IESH v0.1 — Field-Testing the Classroom Laboratory
The sensor stack
DHT22 and BMP280 carry over from v0. New: a DS18B20 soil-temperature probe on 1-Wire, a capacitive soil-moisture sensor, and MQ-7 (CO) and MQ-135 gas sensors, all read through an MCP3208 8-channel ADC. The MQ sensors output 0–5 V but the ADC reference is 3.3 V, so a two-resistor divider halves the signal and the software multiplies it back. Small detail; ruins your data if you forget it.
Calibration
Soil moisture is calibrated against recorded endpoints — raw ADC 4021 in dry air, 1673 fully wet — and reported as a percentage between them. The MQ sensors get a clean-air baseline (R0) recorded per unit with a calibration script and stored with the data, because every MQ unit is its own animal.
The sky camera
A fisheye camera captures the sky every 15 minutes and runs a simple cloud-cover estimate.

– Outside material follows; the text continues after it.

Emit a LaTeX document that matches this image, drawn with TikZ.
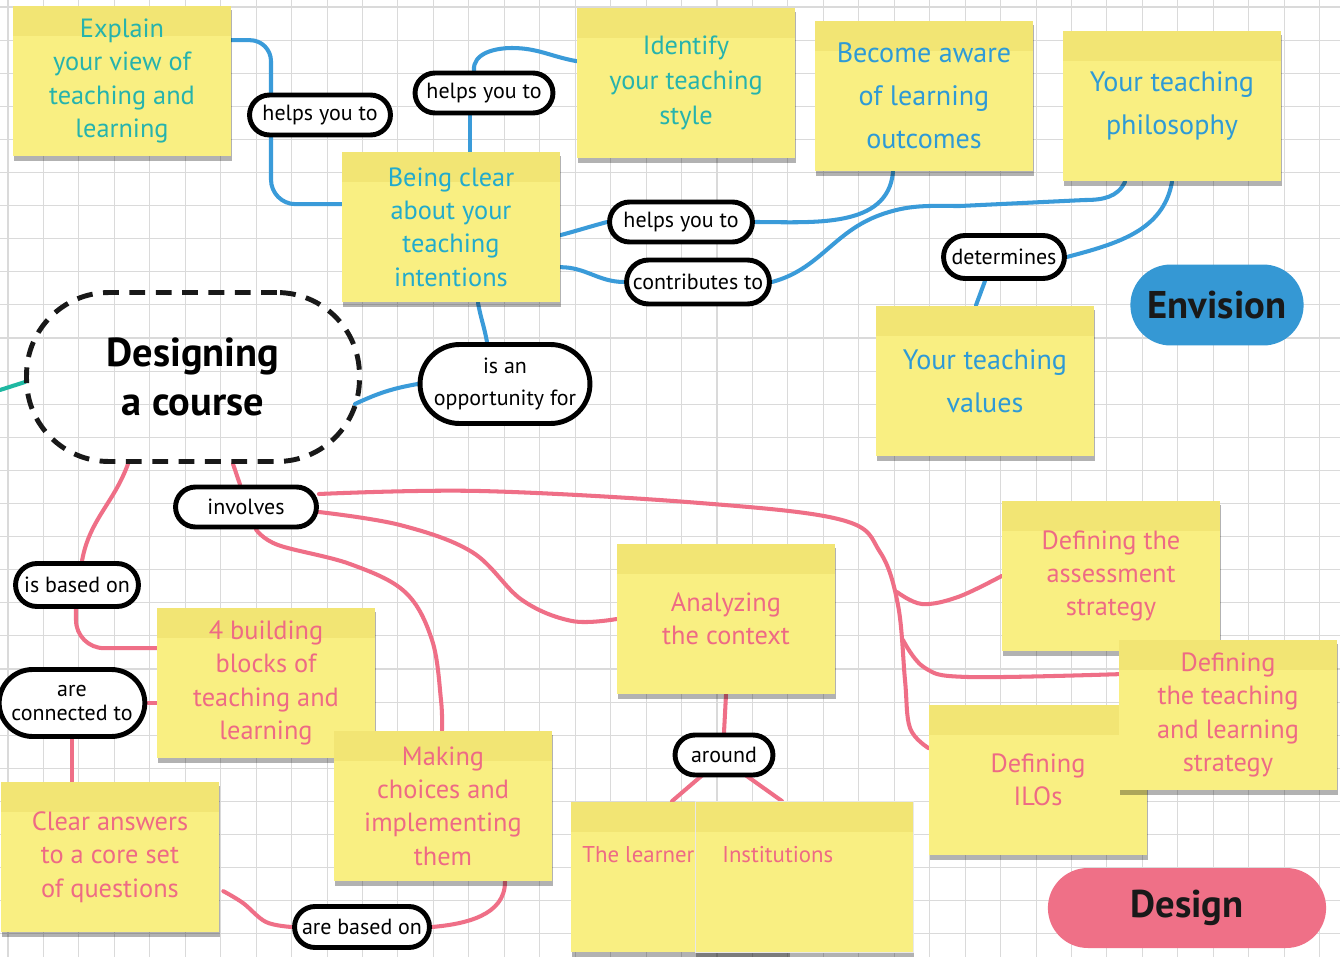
\documentclass[tikz,border=0pt]{standalone}
\usepackage{fontspec}
\setmainfont{PT Sans}
\usetikzlibrary{positioning,calc,shapes.misc,shadows}

\definecolor{notebody}{HTML}{F9EF82}
\definecolor{notetop}{HTML}{F2E574}
\definecolor{gridgray}{HTML}{DADADA}
\definecolor{tealtext}{HTML}{26B3AD}
\definecolor{cleartext}{HTML}{22ABCC}
\definecolor{bluetext}{HTML}{2E9AD6}
\definecolor{pinktext}{HTML}{EE6A85}
\definecolor{linkblue}{HTML}{3A9BD9}
\definecolor{linkpink}{HTML}{EF6F87}
\definecolor{linkteal}{HTML}{1FB8A2}
\definecolor{envblue}{HTML}{3598D4}
\definecolor{designpink}{HTML}{EF7087}

\pgfdeclarelayer{grid}
\pgfdeclarelayer{links}
\pgfsetlayers{grid,links,main}

\tikzset{
  note/.style={rectangle, minimum width=4.36cm, minimum height=3.02cm, inner sep=2pt,
    align=center, fill=notebody,
    drop shadow={shadow xshift=0.4pt, shadow yshift=-2.5pt, opacity=0.3, fill=black},
    path picture={\fill[notetop] (path picture bounding box.north west)
      rectangle ([yshift=-0.6cm]path picture bounding box.north east);},
    font=\fontsize{15}{19}\selectfont},
  tealnote/.style={note, text=tealtext},
  clearnote/.style={note, text=cleartext},
  bluenote/.style={note, text=bluetext, font=\fontsize{16}{24.5}\selectfont},
  pinknote/.style={note, text=pinktext},
  notelabel/.style={text=pinktext, font=\fontsize{13}{15}\selectfont, inner sep=0pt},
  pill/.style={rounded rectangle, draw=black, line width=2.8pt, fill=white,
    minimum height=0.8cm, inner xsep=4pt, inner ysep=2pt, align=center,
    font=\fontsize{12.5}{14}\selectfont},
  hub/.style={rectangle, rounded corners=1.65cm, draw=black!90, line width=2.8pt,
    dash pattern=on 9pt off 6pt, minimum width=6.66cm, minimum height=3.38cm,
    align=center, font=\bfseries\fontsize{23}{28}\selectfont},
  tag/.style={rounded rectangle, text=black!90, font=\bfseries\fontsize{22}{24}\selectfont},
  bluelink/.style={draw=linkblue, line width=2.3pt, line cap=round},
  pinklink/.style={draw=linkpink, line width=2.3pt, line cap=round},
  teallink/.style={draw=linkteal, line width=2.3pt, line cap=round},
}

\begin{document}
\begin{tikzpicture}[x=0.02cm, y=-0.02cm]
\useasboundingbox (0,0) rectangle (1340,957);

% squared paper
\begin{pgfonlayer}{grid}
  \fill[white] (0,0) rectangle (1340,957);
  \foreach \k in {0,...,37}
    \draw[gridgray, line width=0.6pt] ({8+35.45*\k},0) -- ({8+35.45*\k},957);
  \foreach \k in {0,...,28}
    \draw[gridgray, line width=0.6pt] (0,{7+33.1*\k}) -- (1340,{7+33.1*\k});
\end{pgfonlayer}

% sticky notes
\node[tealnote] (explain) at (122,81) {Explain\\your view of\\teaching and\\learning};
\node[clearnote] (clear) at (451,227) {Being clear\\about your\\teaching\\intentions};
\node[tealnote, font=\fontsize{15}{20}\selectfont] (identify) at (686,83) {Identify\\your teaching\\style};
\node[bluenote] (aware) at (924,96) {Become aware\\of learning\\outcomes};
\node[bluenote] (philosophy) at (1172,106) {Your teaching\\philosophy};
\node[bluenote] (values) at (985,381) {Your teaching\\values};
\node[pinknote] (blocks) at (266,683) {4 building\\blocks of\\teaching and\\learning};
\node[pinknote] (making) at (443,806) {Making\\choices and\\implementing\\them};
\node[pinknote] (answers) at (110,857) {Clear answers\\to a core set\\of questions};
\node[pinknote] (context) at (726,619) {Analyzing\\the context};
\node[pinknote] (ilos) at (1038,780) {Defining\\ILOs};
\node[pinknote] (assessment) at (1111,576) {Defining the\\assessment\\strategy};
\node[pinknote] (tlstrategy) at (1228,715) {Defining\\the teaching\\and learning\\strategy};
\node[pinknote] (learner) at (680,877) {};
\node[pinknote, draw=black!9, line width=0.5pt] (institutions) at (804,877) {};
\node[notelabel, anchor=west] (learnerlabel) at (582,855) {The learner};
\node[notelabel, anchor=west] (institutionslabel) at (722,855) {Institutions};

% central topic and the two phase tags
\node[hub] (designing) at (193,377) {Designing\\a course};
\node[tag, fill=envblue, minimum width=3.7cm, minimum height=1.62cm] (envision) at (1217,305) {Envision};
\node[tag, fill=designpink, minimum width=5.8cm, minimum height=1.6cm] (design) at (1187,908) {Design};

% link words
\node[pill, minimum width=3.1cm] (helps1) at (320,115) {helps you to};
\node[pill, minimum width=3.04cm] (helps2) at (484,93) {helps you to};
\node[pill, minimum width=3.14cm] (helps3) at (681,222) {helps you to};
\node[pill, minimum width=3.14cm, minimum height=0.88cm] (contributes) at (698,282) {contributes to};
\node[pill, minimum width=2.7cm, minimum height=0.86cm] (determines) at (1004,257) {determines};
\node[pill, minimum width=3.68cm, minimum height=1.58cm, font=\fontsize{12.5}{18}\selectfont] (opportunity) at (505,384) {is an\\opportunity for};
\node[pill, minimum width=3.1cm] (involves) at (246,507) {involves};
\node[pill, minimum width=2.74cm, minimum height=0.86cm] (basedon) at (77,585) {is based on};
\node[pill, minimum width=2.9cm, minimum height=1.34cm] (connected) at (72,703) {are\\connected to};
\node[pill, minimum width=2.24cm] (around) at (724,755) {around};
\node[pill, minimum width=2.98cm, minimum height=0.82cm] (arebased) at (362,927) {are based on};

\coordinate (offpage) at (0,390);
\coordinate (forkassess) at (897,592);
\coordinate (forkstrategy) at (903,640);

\begin{pgfonlayer}{links}
  % envision side
  \draw[bluelink, rounded corners=12pt] ($(explain.north east)+(0,35)$) -| (271,0 |- helps1.north);
  \draw[bluelink, rounded corners=14pt] (271,0 |- helps1.south) |- ($(clear.north west)+(0,53)$);
  \draw[bluelink] (470,0 |- clear.north) -- (470,0 |- helps2.south);
  \draw[bluelink] (474,0 |- helps2.north) to[out=95,in=180] (512,48) to[out=0,in=170] ($(identify.north west)+(0,54)$);
  \draw[bluelink] ($(clear.north east)+(0,84)$) to[out=15,in=195] (helps3.west);
  \draw[bluelink] (helps3.east) to[out=0,in=-95] (893,0 |- aware.south);
  \draw[bluelink] ($(clear.north east)+(0,116)$) to[out=0,in=180] (contributes.west);
  \draw[bluelink] (contributes.east) to[out=15,in=200] (880,215) to[out=20,in=180] (960,206)
    -- (1085,200) to[out=0,in=-115] (1125,0 |- philosophy.south);
  \draw[bluelink] (1172,0 |- philosophy.south) to[out=-100,in=15] (determines.east);
  \draw[bluelink] (985,0 |- determines.south) -- (976,0 |- values.north);
  \draw[bluelink] (478,0 |- clear.south) to[out=-80,in=100] (487,0 |- opportunity.north);
  \draw[bluelink] (opportunity.west) to[out=190,in=25] ($(designing.east)+(-7,27)$);
  \draw[teallink] (offpage) -- ($(designing.west)+(1,5)$);

  % design side
  \draw[pinklink] ($(designing.south)+(-65,0)$) to[out=-110,in=80] (82,0 |- basedon.north);
  \draw[pinklink, rounded corners=16pt] (76,0 |- basedon.south) |- ($(blocks.north west)+(0,41)$);
  \draw[pinklink] (connected.east) -- (blocks.west |- connected.east);
  \draw[pinklink] (connected.south) -- (connected.south |- answers.north);
  \draw[pinklink] ($(designing.south)+(40,0)$) -- ($(involves.north)+(-6,0)$);
  \draw[pinklink] plot[smooth, tension=0.6] coordinates {($(involves.east)+(0,-13)$) (480,491) (700,503)
    (842,520) (880,552) (898,605) (905,680) (910,728) ($(ilos.north west)+(0,44)$)};
  \draw[pinklink] plot[smooth, tension=0.6] coordinates {(forkassess) (922,604) (958,597) (assessment.west)};
  \draw[pinklink] plot[smooth, tension=0.6] coordinates {(forkstrategy) (925,668) (968,677)
    ($(tlstrategy.north west)+(0,35)$)};
  \draw[pinklink] plot[smooth, tension=0.6] coordinates {($(involves.east)+(0,5)$) (400,525) (472,552)
    (522,600) (572,621) (context.west)};
  \draw[pinklink] plot[smooth, tension=0.6] coordinates {($(involves.south)+(10,0)$) (278,545) (350,564)
    (405,592) (432,640) (441,700) (442,0 |- making.north)};
  \draw[pinklink] (context.south) -- (around.north);
  \draw[pinklink] ($(around.south)+(-22,-2)$) -- (672,0 |- learner.north);
  \draw[pinklink] ($(around.south)+(22,-2)$) -- (782,0 |- institutions.north);
  \draw[pinklink] plot[smooth, tension=0.6] coordinates {($(answers.north east)+(4,110)$) (243,903)
    (266,922) (arebased.west)};
  \draw[pinklink] (arebased.east) to[out=5,in=-90] (505,0 |- making.south);
\end{pgfonlayer}
\end{tikzpicture}
\end{document}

One camera is shared between scheduled captures and the live stream, so captures pause while someone is watching — groundwork for the all-sky meteor camera this will eventually become.
The classroom part
The station broadcasts its own WiFi hotspot. Any phone or laptop that joins gets the live dashboard and the learning portal: five modules — climate, soil, air quality, data science, environment — with 25+ activities aligned to the national curriculum, their visualisations driven by the station's own sensors. There is no internet anywhere in that loop, which is exactly the point for the schools this is built for.
Provisioning
One command flashes a complete station onto a blank SD card; first boot installs everything unattended in about ten minutes. The data store lives outside the code directory, so re-flashing software never touches collected data.
What's next
Cloud sync to the open-data API — the local logs are ready and waiting, the uploader integration is the work — and per-device credentials before any station goes to a school.